Segundo os vizinhos daquela família, além de Maria da Conceição, uma outra irmã foi morar para a casa paterna há pouco tempo. Esta mulher, que apresenta extensas queimaduras no corpo, terá sido vítima de uma crime de violência doméstica que a deixou naquele estado.
“Não quero nada com essa gente. Uma vez olhei casualmente para um, ao passar em frente ao quintal e fui logo ameaçada”, afirmou uma moradora ao JN.
Apesar destes relatos, que traçam um perfil violento desta família, a irmã que conversou com o JN e que prefere não ser identificada, foi muito cordial e civilizada. Contudo, a irmã reconheceu que há veracidade naqueles relatos. “Não podemos escolher a família em que nascemos”, desabafou.
Especialistas apontam erro à Conservatória de Guimarães
O incesto entre pessoas adultas não é proibido em Portugal e, desde que as relações sejam consentidas, não implica qualquer responsabilidade penal. No entanto, o mesmo já não se passa relativamente ao casamento.
O artigo 1602.° do Código Civil, que define os “impedimentos dirimentes relativos”, estipula que um casamento é nulo se os nubentes tiveram “parentesco na linha reta”, como acontece entre um pai e uma filha.

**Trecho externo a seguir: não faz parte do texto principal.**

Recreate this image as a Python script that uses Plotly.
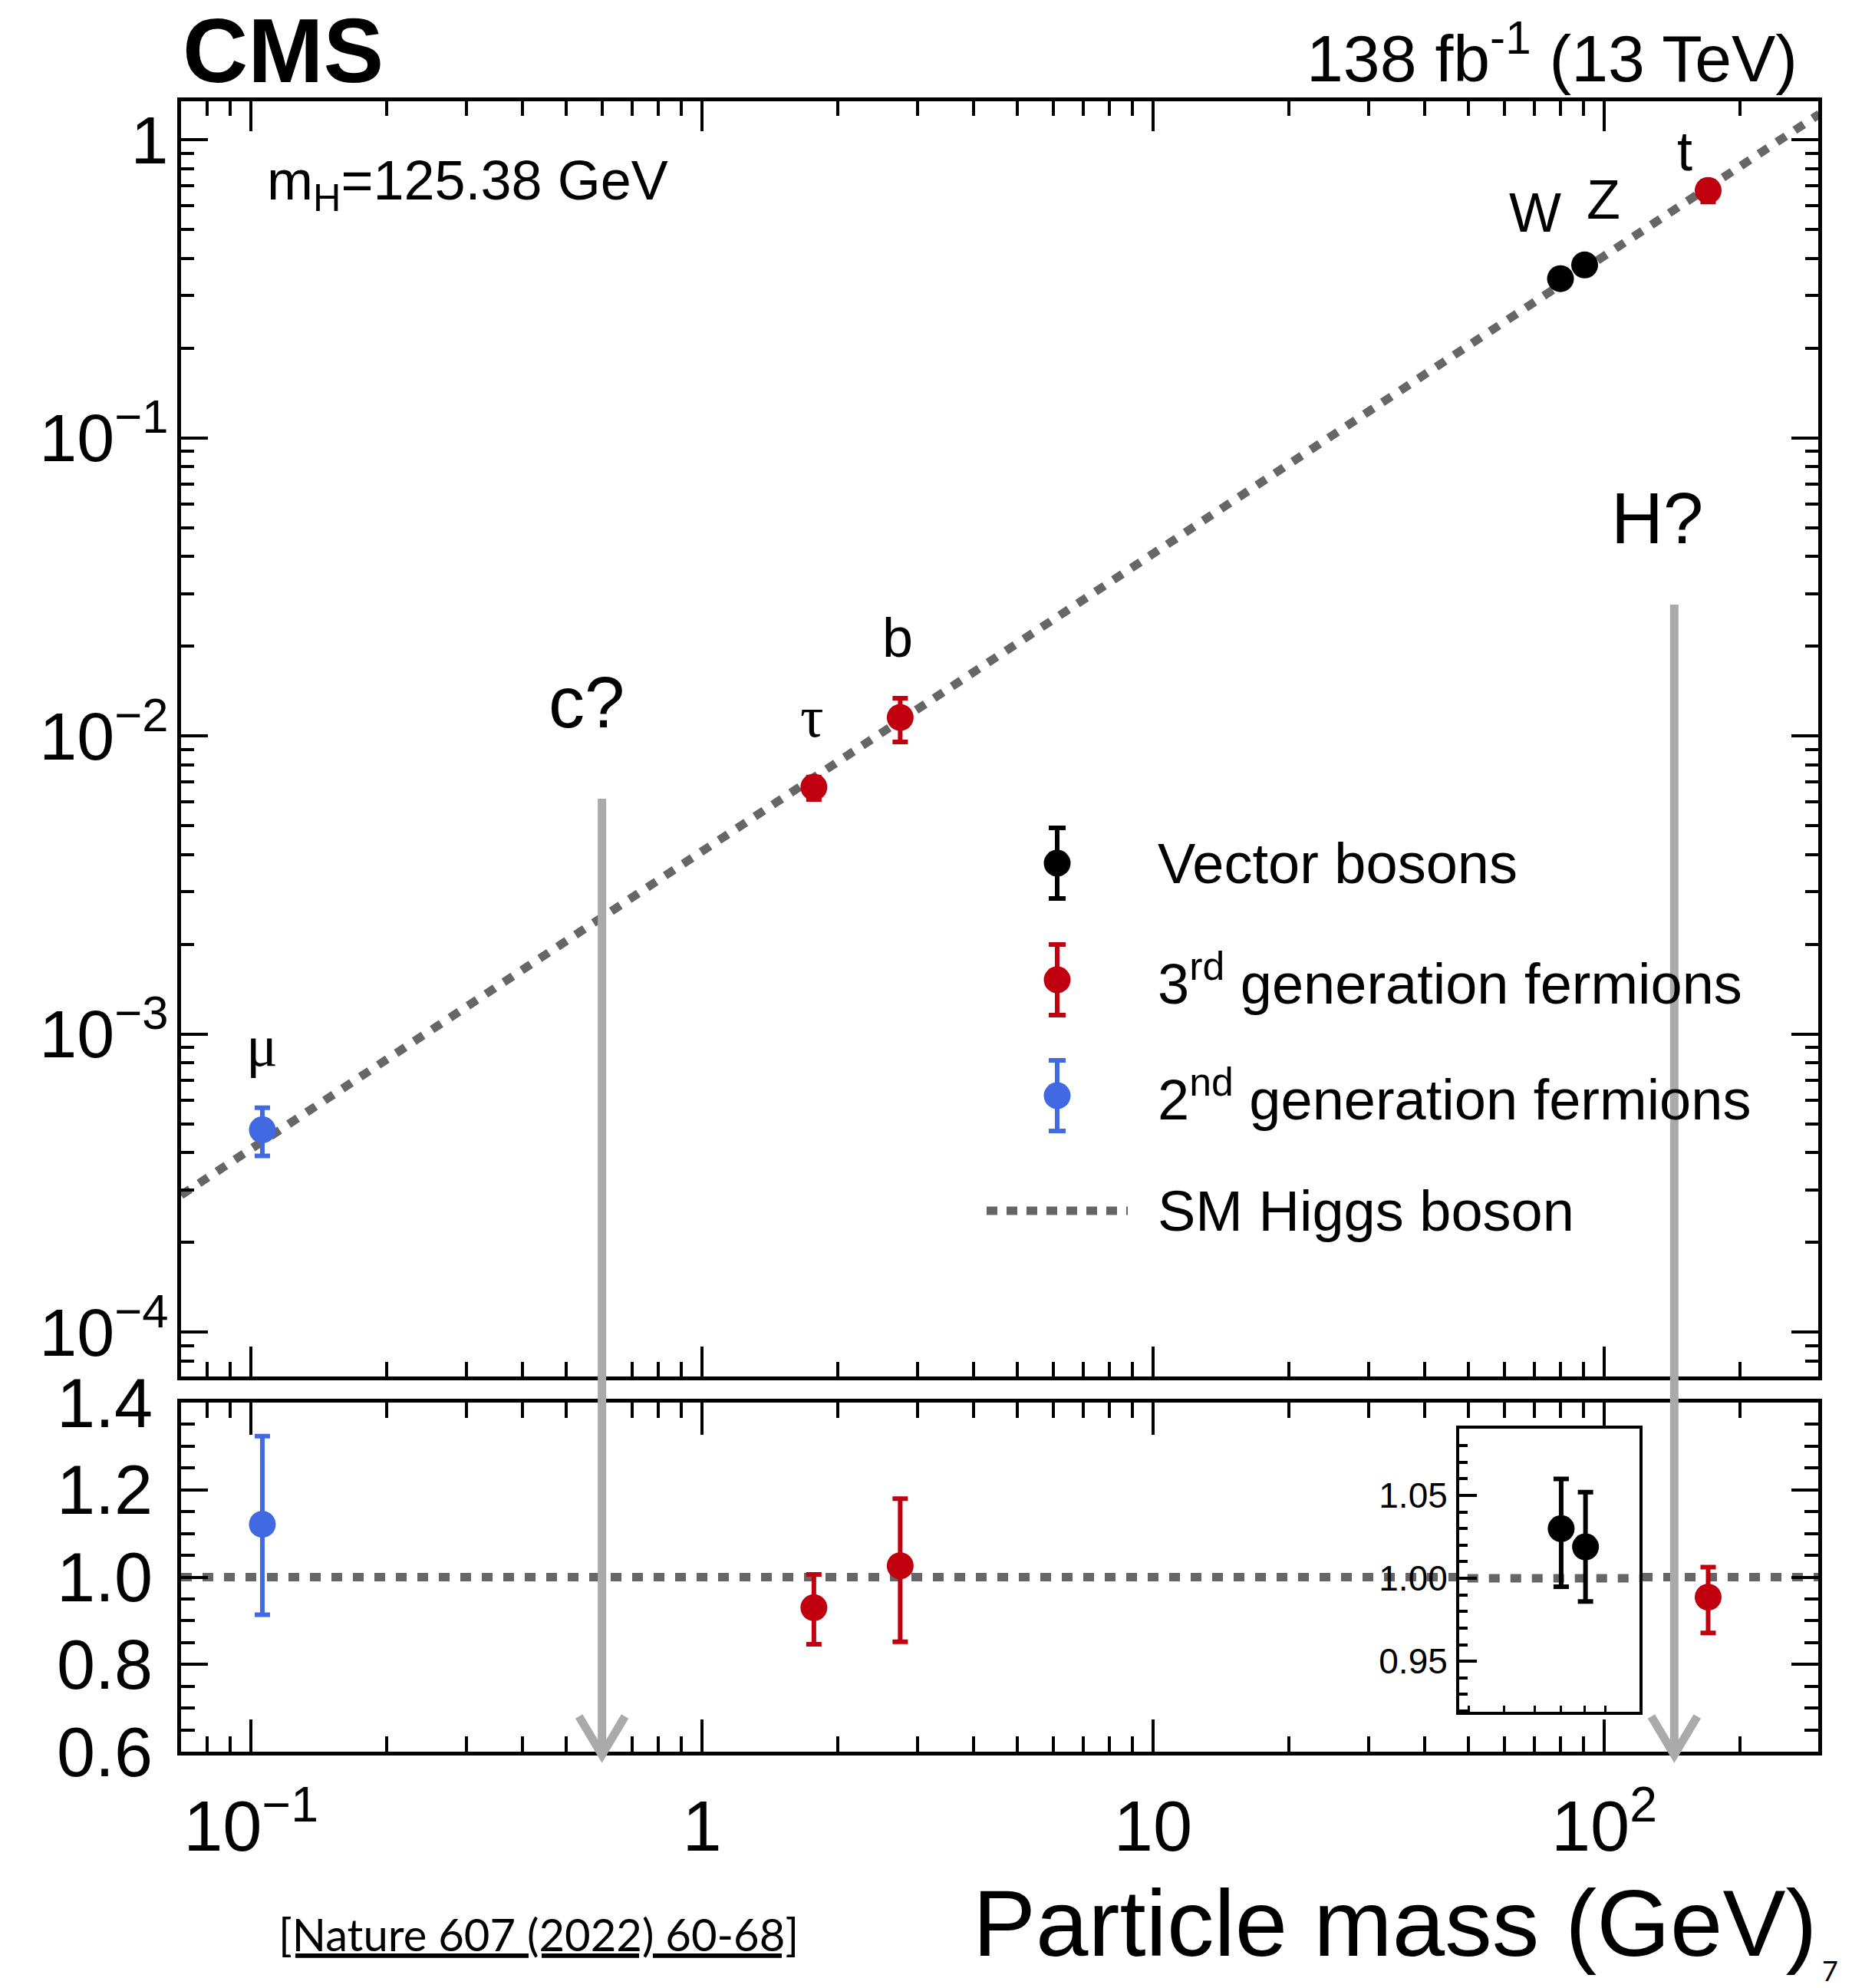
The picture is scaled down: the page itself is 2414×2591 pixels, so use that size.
import numpy as np
import plotly.graph_objects as go

# ---------------------------------------------------------------- data
# Vector bosons
vb_names = ["W", "Z"]
vb_mass = [80.0, 90.5]
vb_coupling = [0.342, 0.380]
vb_coupling_err = [0.005, 0.006]
vb_ratio = [1.030, 1.019]
vb_ratio_up = [0.030, 0.033]
vb_ratio_dn = [0.035, 0.033]

# 3rd generation fermions
f3_names = ["τ", "b", "t"]
f3_mass = [1.77, 2.75, 170.0]
f3_coupling = [0.00673, 0.01153, 0.676]
f3_coupling_up = [0.00055, 0.00184, 0.048]
f3_coupling_dn = [0.00061, 0.00198, 0.058]
f3_ratio = [0.930, 1.026, 0.954]
f3_ratio_up = [0.076, 0.154, 0.069]
f3_ratio_dn = [0.084, 0.174, 0.082]

# 2nd generation fermions
f2_names = ["μ"]
f2_mass = [0.106]
f2_coupling = [4.77e-4]
f2_coupling_up = [0.89e-4]
f2_coupling_dn = [0.87e-4]
f2_ratio = [1.121]
f2_ratio_up = [0.202]
f2_ratio_dn = [0.207]

# SM Higgs boson expectation (straight line in log-log)
sm_mass = [0.07, 300.0]
sm_coupling = [2.88e-4, 1.22]

# not-yet-observed couplings marked with arrows
open_names = ["c?", "H?"]
open_mass = [0.60, 143.0]

x_ticks = [0.1, 1, 10, 100]
x_ticktext = ["10<sup>−1</sup>", "1", "10", "10<sup>2</sup>"]
y_ticks = [1e-4, 1e-3, 1e-2, 1e-1, 1]
y_ticktext = ["10<sup>−4</sup>", "10<sup>−3</sup>", "10<sup>−2</sup>", "10<sup>−1</sup>", "1"]
r_ticks = [0.6, 0.8, 1.0, 1.2, 1.4]
r_ticktext = ["0.6", "0.8", "1.0", "1.2", "1.4"]
inset_ticks = [0.95, 1.00, 1.05]
inset_ticktext = ["0.95", "1.00", "1.05"]
inset_xticks = [50, 60, 70, 80, 90, 100]

# ---------------------------------------------------------------- style
FONT = "Liberation Sans, Arial, Helvetica, sans-serif"
SERIF = "Liberation Serif, Times New Roman, serif"
BLACK = "#000000"
RED = "#c1000f"
BLUE = "#4169e1"
GREY = "#666666"
ARROW = "#aaaaaa"

W, H = 2414, 2591
L, R, T, B = 236, 44, 132, 308
PW = W - L - R
PH = H - T - B


def px_x(px):
    return (px - L) / PW


def px_y(py):
    return (H - B - py) / PH


fig = go.Figure()


def points(x, y, up, dn, color, xa, ya):
    return go.Scatter(
        x=x, y=y, mode="markers", xaxis=xa, yaxis=ya,
        marker=dict(size=35, color=color, line=dict(width=0)),
        error_y=dict(type="data", symmetric=False, array=up, arrayminus=dn,
                     color=color, thickness=6, width=10),
        showlegend=False, hoverinfo="skip",
    )


dash_line = dict(color=GREY, width=11, dash="14px,14px")

# upper panel
fig.add_trace(go.Scatter(x=sm_mass, y=sm_coupling, mode="lines", xaxis="x", yaxis="y",
                         line=dash_line, showlegend=False, hoverinfo="skip"))
fig.add_trace(points(vb_mass, vb_coupling, vb_coupling_err, vb_coupling_err, BLACK, "x", "y"))
fig.add_trace(points(f3_mass, f3_coupling, f3_coupling_up, f3_coupling_dn, RED, "x", "y"))
fig.add_trace(points(f2_mass, f2_coupling, f2_coupling_up, f2_coupling_dn, BLUE, "x", "y"))

# ratio panel
fig.add_trace(go.Scatter(x=sm_mass, y=[1, 1], mode="lines", xaxis="x2", yaxis="y2",
                         line=dash_line, showlegend=False, hoverinfo="skip"))
fig.add_trace(points(f3_mass, f3_ratio, f3_ratio_up, f3_ratio_dn, RED, "x2", "y2"))
fig.add_trace(points(f2_mass, f2_ratio, f2_ratio_up, f2_ratio_dn, BLUE, "x2", "y2"))

# inset for the vector bosons
fig.add_trace(go.Scatter(x=[40, 130], y=[1, 1], mode="lines", xaxis="x3", yaxis="y3",
                         line=dash_line, showlegend=False, hoverinfo="skip"))
fig.add_trace(points(vb_mass, vb_ratio, vb_ratio_up, vb_ratio_dn, BLACK, "x3", "y3"))

# ---------------------------------------------------------------- axes
xrange = [np.log10(0.07), 2.4745]
common = dict(showline=True, linecolor=BLACK, linewidth=5, mirror="allticks",
              ticks="inside", tickwidth=4, tickcolor=BLACK, showgrid=False,
              zeroline=False, automargin=False)

fig.update_layout(
    width=W, height=H,
    margin=dict(l=L, r=R, t=T, b=B),
    paper_bgcolor="white", plot_bgcolor="white",
    font=dict(family=FONT, color=BLACK),
    showlegend=False,
    xaxis=dict(common, type="log", range=xrange, anchor="y", domain=[0, 1],
               tickmode="array", tickvals=x_ticks, showticklabels=False, ticklen=39,
               minor=dict(ticks="inside", ticklen=19, tickwidth=4, tickcolor=BLACK, dtick="D1")),
    yaxis=dict(common, type="log", range=[-4.149, 0.129], anchor="x",
               domain=[px_y(1794), 1],
               tickmode="array", tickvals=y_ticks, ticktext=y_ticktext, ticklen=35,
               tickfont=dict(size=88, family=FONT), ticklabelstandoff=-6,
               minor=dict(ticks="inside", ticklen=17, tickwidth=4, tickcolor=BLACK, dtick="D1")),
    xaxis2=dict(common, type="log", range=xrange, anchor="y2", domain=[0, 1],
                tickmode="array", tickvals=x_ticks, ticktext=x_ticktext, ticklen=42,
                tickfont=dict(size=92, family=FONT), ticklabelstandoff=14,
                minor=dict(ticks="inside", ticklen=20, tickwidth=4, tickcolor=BLACK, dtick="D1")),
    yaxis2=dict(common, range=[0.6, 1.4], anchor="x2", domain=[0, px_y(1828)],
                tickmode="array", tickvals=r_ticks, ticktext=r_ticktext, ticklen=35,
                tickfont=dict(size=90, family=FONT), ticklabelstandoff=14,
                minor=dict(ticks="inside", ticklen=18, tickwidth=4, tickcolor=BLACK, dtick=0.05)),
    xaxis3=dict(type="log", range=[np.log10(47.7), np.log10(119)], anchor="y3",
                domain=[px_x(1902), px_x(2137)], showline=True, linecolor=BLACK,
                linewidth=4, mirror=True, ticks="inside", ticklen=8, tickwidth=3,
                tickcolor=BLACK, tickmode="array", tickvals=inset_xticks,
                showticklabels=False, showgrid=False, zeroline=False, automargin=False),
    yaxis3=dict(range=[0.9195, 1.0903], anchor="x3",
                domain=[px_y(2231), px_y(1862)], showline=True, linecolor=BLACK,
                linewidth=4, mirror=True, ticks="inside", ticklen=23, tickwidth=4,
                tickcolor=BLACK, tickmode="array", tickvals=inset_ticks,
                ticktext=inset_ticktext, tickfont=dict(size=46, family=FONT),
                ticklabelstandoff=2, showgrid=False, zeroline=False, automargin=False,
                minor=dict(ticks="inside", ticklen=11, tickwidth=4, tickcolor=BLACK, dtick=0.01)),
)

# ---------------------------------------------------------------- particle labels
label_offset = {"μ": (0, 110), "τ": (-2, 92), "b": (-3, 104),
                "W": (-33, 86), "Z": (24, 85), "t": (-31, 51)}
annotations = []
for names, masses, coups in [(vb_names, vb_mass, vb_coupling),
                             (f3_names, f3_mass, f3_coupling),
                             (f2_names, f2_mass, f2_coupling)]:
    for n, m, c in zip(names, masses, coups):
        dx, dy = label_offset[n]
        greek = n in ("μ", "τ")
        annotations.append(dict(
            x=np.log10(m), y=np.log10(c), xref="x", yref="y", text=n,
            showarrow=False, xanchor="center", yanchor="middle",
            xshift=dx, yshift=dy,
            font=dict(size=76 if greek else 72, family=SERIF if greek else FONT, color=BLACK)))

# ---------------------------------------------------------------- arrows for c and H
shapes = []
arrow_top = {"c?": px_y(1041), "H?": px_y(788)}
arrow_label = {"c?": (-20, px_y(915)), "H?": (-22, px_y(676))}
tip = px_y(2289)
for n, m in zip(open_names, open_mass):
    shapes.append(dict(type="line", xref="x2", yref="paper", x0=m, x1=m,
                       y0=arrow_top[n], y1=tip, layer="above",
                       line=dict(color=ARROW, width=11)))
    shapes.append(dict(type="path", xref="x2", yref="paper",
                       xsizemode="pixel", ysizemode="pixel", xanchor=m, yanchor=tip,
                       path="M-30,52 L0,2 L30,52", layer="above",
                       line=dict(color=ARROW, width=11)))
    dx, ly = arrow_label[n]
    annotations.append(dict(x=np.log10(m), y=ly, xref="x2", yref="paper", text=n,
                            showarrow=False, xanchor="center", yanchor="middle", xshift=dx,
                            font=dict(size=94, family=FONT, color=BLACK)))

# ---------------------------------------------------------------- legend
leg_x = px_x(1378)
leg_text_x = px_x(1507)
leg_rows = [px_y(1125), px_y(1277), px_y(1428), px_y(1578)]
leg_entries = [("Vector bosons", BLACK),
               ("3<sup>rd</sup> generation fermions", RED),
               ("2<sup>nd</sup> generation fermions", BLUE)]
pix = dict(xref="paper", yref="paper", xsizemode="pixel", ysizemode="pixel", layer="above")
for (text, col), ly in zip(leg_entries, leg_rows):
    shapes.append(dict(pix, type="line", xanchor=leg_x, yanchor=ly, x0=0, x1=0, y0=-46, y1=46,
                       line=dict(color=col, width=6)))
    for yc in (-46, 46):
        shapes.append(dict(pix, type="line", xanchor=leg_x, yanchor=ly, x0=-11, x1=11,
                           y0=yc, y1=yc, line=dict(color=col, width=6)))
    shapes.append(dict(pix, type="circle", xanchor=leg_x, yanchor=ly, x0=-17.5, x1=17.5,
                       y0=-17.5, y1=17.5, fillcolor=col, line=dict(width=0)))
    annotations.append(dict(x=leg_text_x, y=ly, xref="paper", yref="paper", text=text,
                            showarrow=False, xanchor="left", yanchor="middle",
                            font=dict(size=74, family=FONT, color=BLACK)))
shapes.append(dict(type="line", xref="paper", yref="paper", x0=px_x(1286), x1=px_x(1470),
                   y0=leg_rows[3], y1=leg_rows[3], layer="above",
                   line=dict(color=GREY, width=11, dash="14px,12px")))
annotations.append(dict(x=leg_text_x, y=leg_rows[3], xref="paper", yref="paper",
                        text="SM Higgs boson", showarrow=False, xanchor="left",
                        yanchor="middle", font=dict(size=74, family=FONT, color=BLACK)))

# ---------------------------------------------------------------- headers and captions
annotations += [
    dict(x=0, y=px_y(66), xref="paper", yref="paper", text="<b>CMS</b>", showarrow=False,
         xanchor="left", yanchor="middle", font=dict(size=118, family=FONT, color=BLACK)),
    dict(x=px_x(2345), y=px_y(70), xref="paper", yref="paper",
         text="138 fb<sup>-1</sup> (13 TeV)", showarrow=False, xanchor="right",
         yanchor="middle", font=dict(size=86, family=FONT, color=BLACK)),
    dict(x=px_x(346), y=px_y(240), xref="paper", yref="paper",
         text="m<sub>H</sub>=125.38 GeV", showarrow=False, xanchor="left",
         yanchor="middle", font=dict(size=72, family=FONT, color=BLACK)),
    dict(x=1.0, y=px_y(2506), xref="paper", yref="paper", text="Particle mass (GeV)",
         showarrow=False, xanchor="right", yanchor="middle",
         font=dict(size=123, family=FONT, color=BLACK)),
    dict(x=px_x(702), y=px_y(2520), xref="paper", yref="paper",
         text="<u>[Nature 607 (2022) 60-68]</u>", showarrow=False, xanchor="center",
         yanchor="middle", font=dict(size=58, family="Lato, Open Sans, sans-serif", color=BLACK)),
    dict(x=px_x(2386), y=px_y(2568), xref="paper", yref="paper", text="7",
         showarrow=False, xanchor="center", yanchor="middle",
         font=dict(size=36, family="Lato, Open Sans, sans-serif", color=BLACK)),
]

fig.update_layout(shapes=shapes, annotations=annotations)
fig.write_html("out.html")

O mesmo sucede se houver uma “relação anterior de responsabilidades parentais”; “parentesco no segundo grau da linha colateral”; ou “condenação anterior de um dos nubentes, como autor ou cúmplice, por homicídio doloso, ainda que não consumado, contra o cônjuge do outro”.
Ao JN, a advogada Conceição Ruão confirma que “o incesto em Portugal não é crime, porque se espera que a censura social atue” e seja suficiente para evitar relações deste tipo. No caso do casamento entre o pai e a filha de Celorico de Basto, Conceição Ruão não tem dúvidas de que “houve um erro da conservatória, que não identificou convenientemente os nubentes”.
E neste tipo de situações, esclarece, as consequências são óbvias: a nulidade do casamento. “Pode ser a própria conservadora ou o Ministério Público (MP) a pedir a anulação do casamento”, alega.
Conceição Ruão entende, ainda, que pai e filha, que querem ser marido e mulher, assim como as testemunhas do casamento – e foram três – podem vir a responder por crime de falsas declarações. Isto porque ninguém revelou à Conservatória do Registo Civil de Guimarães que os noivos eram familiares diretos.
Queixa de familiares
A mesma posição é expressa pelo também especialista em direito de família Nuno Cardoso-Ribeiro. “Em Portugal e na maioria dos países ocidentais, não é legal o casamento entre pai e filha. É vedado pelo Código Civil”, diz.
Para o presidente da Associação dos Advogados de Família e das Crianças, “o casamento é anulável e não terá qualquer efeito”, mas para que tal suceda “terá de haver uma ação instaurada pelo MP, parentes em linha reta ou herdeiros” dos noivos. “A decisão será decretada pelo tribunal”, explica.
Embora não conheça os contornos do caso de Celorico de Basto, Nuno Cardoso-Ribeiro está igualmente convencido de que “houve um lapso” da conservatória que permitiu o casamento entre um pai e uma filha.